If $y_m \to y$, then $e(y_m, y) \to 0$, so $e(y_m, z) \to e(y, z)$.
**Passing to the limit:** Fix $n \geq N$ and $s \in S$.
For all $m \geq N$, we have $e(f_m(s), f_n(s)) \leq \mathcal{D}(f_m, f_n) < \varepsilon$.
As $m \to \infty$, $f_m(s) \to f(s)$ (pointwise convergence), so continuity of $e$ gives $e(f(s), f_n(s)) = \lim_{m \to \infty} e(f_m(s), f_n(s)) \leq \varepsilon$.
The weak inequality $\leq$ replaces $<$ because limits of strict inequalities yield non-strict ones.
**From pointwise to uniform:** Since $e(f(s), f_n(s)) \leq \varepsilon$ holds for all $s \in S$, taking the supremum gives $\mathcal{D}(f_n, f) = \sup_{s \in S} e(f_n(s), f(s)) \leq \varepsilon$ for all $n \geq N$.

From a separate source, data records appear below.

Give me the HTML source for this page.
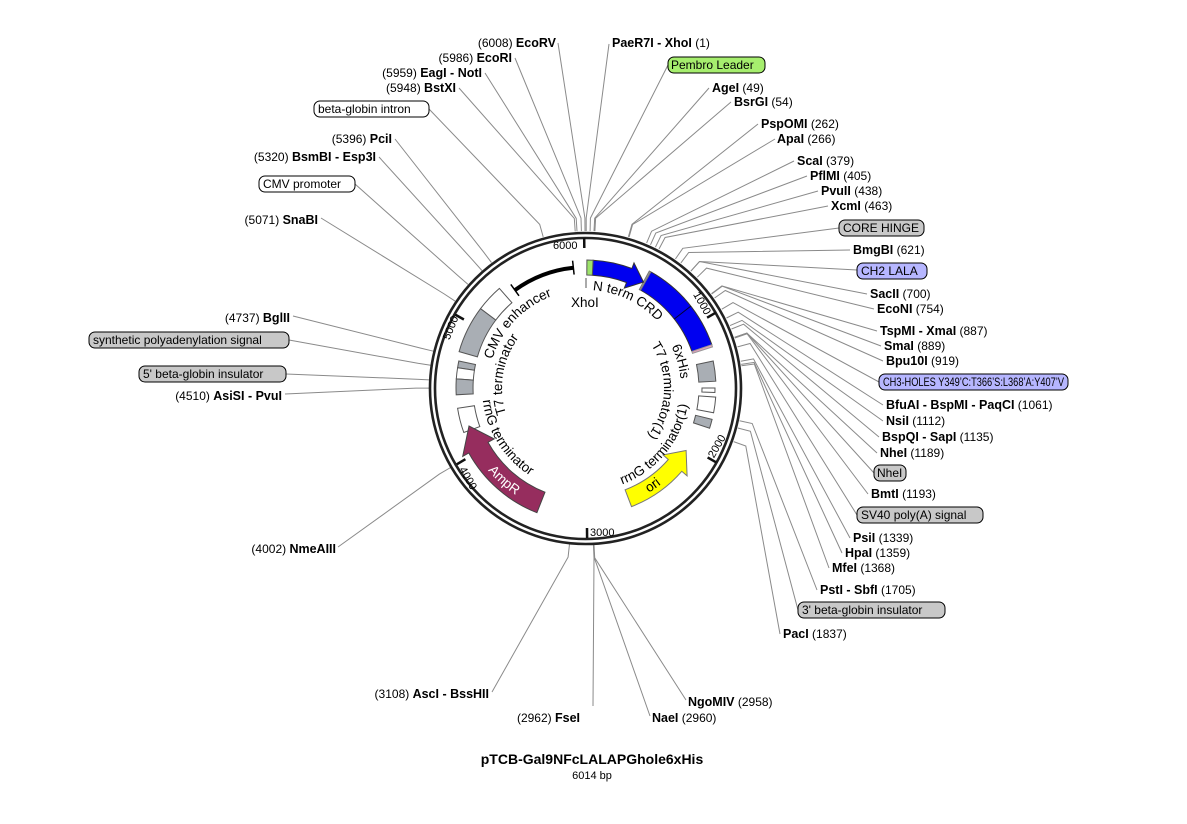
<!DOCTYPE html>
<html><head><meta charset="utf-8"><style>
html,body{margin:0;padding:0;background:#fff}
svg{display:block;font-family:"Liberation Sans",sans-serif}
.l{font-size:12px;fill:#000}
.l tspan.b{font-weight:bold;font-size:12.5px}
.in{font-size:13.5px;fill:#000}
.tk{font-size:11px;fill:#000}
</style></head><body>
<svg id="s" width="1187" height="824" viewBox="0 0 1187 824" xmlns="http://www.w3.org/2000/svg">
<defs>
<path id="cw98" d="M586,290 A98,98 0 1 1 586,486 A98,98 0 1 1 586,290"/>
<path id="cw95" d="M586,293 A95,95 0 1 1 586,483 A95,95 0 1 1 586,293"/>
<path id="cw78" d="M586,310 A78,78 0 1 1 586,466 A78,78 0 1 1 586,310"/>
<path id="cw84" d="M586,304 A84,84 0 1 1 586,472 A84,84 0 1 1 586,304"/>
<path id="cc103" d="M586,285 A103,103 0 1 0 586,491 A103,103 0 1 0 586,285"/>
<path id="cc104" d="M586,284 A104,104 0 1 0 586,492 A104,104 0 1 0 586,284"/>
<path id="cc128" d="M586,260 A128,128 0 1 0 586,516 A128,128 0 1 0 586,260"/>
<path id="cc122" d="M586,266 A122,122 0 1 0 586,510 A122,122 0 1 0 586,266"/>
</defs>
<g id="lines" stroke="#8a8a8a" stroke-width="1" fill="none"></g>
<circle cx="585.5" cy="388.5" r="155.5" fill="none" stroke="#222" stroke-width="2.6"/>
<circle cx="585.5" cy="388.5" r="150.5" fill="none" stroke="#222" stroke-width="2.6"/>
<g id="ticks" stroke="#111" stroke-width="2.5"></g>
<g id="feat"></g>
<text class="tk" x="553" y="249">6000</text>
<text class="tk" x="590" y="536">3000</text>
<text class="tk" transform="translate(699,305) rotate(60)" text-anchor="middle">1000</text>
<text class="tk" transform="translate(720,448) rotate(-60)" text-anchor="middle">2000</text>
<text class="tk" transform="translate(465,480) rotate(60)" text-anchor="middle">4000</text>
<text class="tk" transform="translate(454,329) rotate(-68)" text-anchor="middle">5000</text>
<text class="in" x="571" y="307">XhoI</text>
<text class="in"><textPath href="#cw98" startOffset="1.1%">N term CRD</textPath></text>
<text class="in"><textPath href="#cw95" startOffset="17.8%">6xHis</textPath></text>
<text class="in"><textPath href="#cw78" startOffset="15.7%">T7 terminator(1)</textPath></text>
<text class="in"><textPath href="#cc103" startOffset="55.7%">rrnG terminator(1)</textPath></text>
<text class="in"><textPath href="#cc104" startOffset="26.9%">rrnG terminator</textPath></text>
<text class="in"><textPath href="#cw84" startOffset="70%">T7 terminator</textPath></text>
<text class="in"><textPath href="#cw98" startOffset="79.7%">CMV enhancer</textPath></text>
<text class="in" style="fill:#fff"><textPath href="#cc128" startOffset="36.1%">AmpR</textPath></text>
<text class="in"><textPath href="#cc122" startOffset="58.6%">ori</textPath></text>

<g stroke="#000" stroke-width="1">
<rect x="668" y="57" width="97" height="16" rx="6" fill="#a6ee6e"/>
<rect x="839" y="220" width="85" height="16" rx="6" fill="#c8c8c8"/>
<rect x="857" y="263" width="70" height="16" rx="6" fill="#b6b6ff"/>
<rect x="879" y="374" width="189" height="16" rx="6" fill="#b6b6ff"/>
<rect x="874" y="465" width="32" height="16" rx="6" fill="#c8c8c8"/>
<rect x="857" y="507" width="126" height="16" rx="6" fill="#c8c8c8"/>
<rect x="798" y="602" width="147" height="16" rx="6" fill="#c8c8c8"/>
<rect x="314" y="101" width="115" height="16" rx="6" fill="#fff"/>
<rect x="259" y="176" width="96" height="16" rx="6" fill="#fff"/>
<rect x="89" y="332" width="200" height="16" rx="6" fill="#c8c8c8"/>
<rect x="139" y="366" width="147" height="16" rx="6" fill="#c8c8c8"/>
</g>
<g class="l">
<text x="671" y="69">Pembro Leader</text>
<text x="843" y="232">CORE HINGE</text>
<text x="861" y="275">CH2 LALA</text>
<text x="883" y="386" textLength="181" lengthAdjust="spacingAndGlyphs">CH3-HOLES Y349’C:T366’S:L368’A:Y407’V</text>
<text x="877" y="477">NheI</text>
<text x="861" y="519">SV40 poly(A) signal</text>
<text x="802" y="614">3' beta-globin insulator</text>
<text x="318" y="113">beta-globin intron</text>
<text x="263" y="188">CMV promoter</text>
<text x="93" y="344">synthetic polyadenylation signal</text>
<text x="143" y="378">5' beta-globin insulator</text>

<text x="612" y="47"><tspan class="b">PaeR7I - XhoI</tspan>  (1)</text>
<text x="712" y="92"><tspan class="b">AgeI</tspan>  (49)</text>
<text x="734" y="106"><tspan class="b">BsrGI</tspan>  (54)</text>
<text x="761" y="128"><tspan class="b">PspOMI</tspan>  (262)</text>
<text x="777" y="143"><tspan class="b">ApaI</tspan>  (266)</text>
<text x="797" y="165"><tspan class="b">ScaI</tspan>  (379)</text>
<text x="810" y="180"><tspan class="b">PflMI</tspan>  (405)</text>
<text x="821" y="195"><tspan class="b">PvuII</tspan>  (438)</text>
<text x="831" y="210"><tspan class="b">XcmI</tspan>  (463)</text>
<text x="853" y="254"><tspan class="b">BmgBI</tspan>  (621)</text>
<text x="870" y="298"><tspan class="b">SacII</tspan>  (700)</text>
<text x="877" y="313"><tspan class="b">EcoNI</tspan>  (754)</text>
<text x="880" y="335"><tspan class="b">TspMI - XmaI</tspan>  (887)</text>
<text x="884" y="350"><tspan class="b">SmaI</tspan>  (889)</text>
<text x="886" y="365"><tspan class="b">Bpu10I</tspan>  (919)</text>
<text x="886" y="409"><tspan class="b">BfuAI - BspMI - PaqCI</tspan>  (1061)</text>
<text x="886" y="425"><tspan class="b">NsiI</tspan>  (1112)</text>
<text x="882" y="441"><tspan class="b">BspQI - SapI</tspan>  (1135)</text>
<text x="880" y="457"><tspan class="b">NheI</tspan>  (1189)</text>
<text x="871" y="498"><tspan class="b">BmtI</tspan>  (1193)</text>
<text x="853" y="542"><tspan class="b">PsiI</tspan>  (1339)</text>
<text x="845" y="557"><tspan class="b">HpaI</tspan>  (1359)</text>
<text x="832" y="572"><tspan class="b">MfeI</tspan>  (1368)</text>
<text x="820" y="594"><tspan class="b">PstI - SbfI</tspan>  (1705)</text>
<text x="783" y="638"><tspan class="b">PacI</tspan>  (1837)</text>
<text x="688" y="706"><tspan class="b">NgoMIV</tspan>  (2958)</text>
<text x="652" y="722"><tspan class="b">NaeI</tspan>  (2960)</text>
<text x="580" y="722" text-anchor="end">(2962)  <tspan class="b">FseI</tspan></text>
<text x="489" y="698" text-anchor="end">(3108)  <tspan class="b">AscI - BssHII</tspan></text>
<text x="336" y="553" text-anchor="end">(4002)  <tspan class="b">NmeAIII</tspan></text>
<text x="282" y="400" text-anchor="end">(4510)  <tspan class="b">AsiSI - PvuI</tspan></text>
<text x="290" y="322" text-anchor="end">(4737)  <tspan class="b">BglII</tspan></text>
<text x="318" y="224" text-anchor="end">(5071)  <tspan class="b">SnaBI</tspan></text>
<text x="376" y="161" text-anchor="end">(5320)  <tspan class="b">BsmBI - Esp3I</tspan></text>
<text x="392" y="143" text-anchor="end">(5396)  <tspan class="b">PciI</tspan></text>
<text x="456" y="92" text-anchor="end">(5948)  <tspan class="b">BstXI</tspan></text>
<text x="482" y="77" text-anchor="end">(5959)  <tspan class="b">EagI - NotI</tspan></text>
<text x="512" y="62" text-anchor="end">(5986)  <tspan class="b">EcoRI</tspan></text>
<text x="556" y="47" text-anchor="end">(6008)  <tspan class="b">EcoRV</tspan></text>
</g>
<text x="592" y="764" text-anchor="middle" font-weight="bold" font-size="14">pTCB-Gal9NFcLALAPGhole6xHis</text>
<text x="592" y="779" text-anchor="middle" font-size="11">6014 bp</text>
</svg>
<script>
(function(){
var NS="http://www.w3.org/2000/svg",cx=586,cy=388,R=Math.PI/180;
function pt(a,r){return [cx+r*Math.sin(a*R),cy-r*Math.cos(a*R)];}
function P(p){return p[0].toFixed(1)+","+p[1].toFixed(1);}
function el(g,tag,at){var e=document.createElementNS(NS,tag);for(var k in at)e.setAttribute(k,at[k]);document.getElementById(g).appendChild(e);return e;}
function band(a1,a2,r1,r2){var l=(a2-a1)>180?1:0;return "M"+P(pt(a1,r2))+"A"+r2+","+r2+" 0 "+l+" 1 "+P(pt(a2,r2))+"L"+P(pt(a2,r1))+"A"+r1+","+r1+" 0 "+l+" 0 "+P(pt(a1,r1))+"Z";}
function arrow(at,tip,hb,r1,r2,w){var s=hb>at?1:0,m=(r1+r2)/2;
return "M"+P(pt(at,r2))+"A"+r2+","+r2+" 0 0 "+s+" "+P(pt(hb,r2))+"L"+P(pt(hb,r2+w))+"L"+P(pt(tip,m))+"L"+P(pt(hb,r1-w))+"L"+P(pt(hb,r1))+"A"+r1+","+r1+" 0 0 "+(1-s)+" "+P(pt(at,r1))+"Z";}
function f(d,fill,st){el("feat","path",{d:d,fill:fill,stroke:st||"#555","stroke-width":1});}
f(band(29,71,112,133),"#0000f0","#333");
f(band(28.4,29.2,112,133),"#999","#777");
f(band(71,72,112,133),"#e9a0c0","#999");
el("feat","path",{d:"M"+P(pt(52,112))+"L"+P(pt(52,133)),stroke:"#003","stroke-width":1});
f(arrow(3.2,28.5,21,113,128,6),"#0000f0","#333");
f(band(0.4,3.2,113,128),"#9de36a","#555");
f(band(78,87,113,130),"#a9aeb4");
f(band(90,92,116,129),"#fff");
f(band(94,101,113,130),"#fff");
f(band(104,108,113,130),"#a9aeb4");
f(band(286,307,113,132),"#a9aeb4");
f(band(307,319,113,132),"#fff");
f(band(279,282,113,130),"#a9aeb4");
f(band(274,279,113,130),"#fff");
f(band(267,274,113,130),"#a9aeb4");
f(band(250,261,113,130),"#fff");
f(arrow(201.5,252,241,112,134,7),"#962d5e","#444");
f(arrow(159,122,131,109,127,7),"#ffff00","#777");
el("feat","path",{d:"M"+P(pt(324,121))+"A121,121 0 0 1 "+P(pt(354,121)),fill:"none",stroke:"#000","stroke-width":4});
[324,354].forEach(function(a){el("feat","path",{d:"M"+P(pt(a,114))+"L"+P(pt(a,128)),stroke:"#000","stroke-width":1.5});});
el("feat","path",{d:"M"+P(pt(0,100))+"L"+P(pt(0,110)),stroke:"#555","stroke-width":1});
[0,1000,2000,3000,4000,5000].forEach(function(b){var a=b/6014*360;if(b==0)a=359.3;
el("ticks","path",{d:"M"+P(pt(a,150))+"L"+P(pt(a,140))});});
var L=[[1,609,44],[25,668,65],[49,709,88],[54,731,102],[262,758,124],[266,775,139],[379,794,161],[405,807,176],[438,818,191],[463,828,206],[580,839,228],[621,850,250],[700,857,270],[700,867,294],[754,874,309],[887,877,331],[889,881,346],[919,883,361],[1000,879,382],[1061,883,405],[1112,883,421],[1135,879,437],[1189,877,453],[1189,874,473],[1193,868,494],[1250,857,515],[1339,850,538],[1359,842,553],[1368,829,568],[1705,817,590],[1750,798,610],[1837,780,634],[2958,686,700],[2960,650,716],[2962,593,706],[3108,492,692],[4002,338,547],[4510,285,394],[4560,286,374],[4650,289,340],[4737,293,316],[5071,321,218],[5200,355,184],[5320,379,157],[5396,395,139],[5750,429,109],[5948,459,88],[5959,485,73],[5986,515,58],[6008,558,43]];
L.forEach(function(l){var a=l[0]/6014*360,p1=pt(a,157),p2=pt(a,170);
el("lines","path",{d:"M"+P(p1)+"L"+P(p2)+"L"+l[1]+","+l[2]});});
})();
</script>
</body></html>
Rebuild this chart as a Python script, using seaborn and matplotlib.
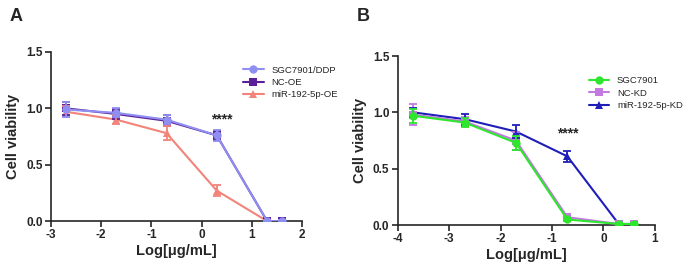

The bound is independent of $s$ because the original Cauchy condition $\mathcal{D}(f_m, f_n) < \varepsilon$ was a sup-norm bound (uniform in $s$).
This upgrade from pointwise to uniform convergence is the core content of the argument: the uniform Cauchy condition provides a bound that is preserved when passing to the limit.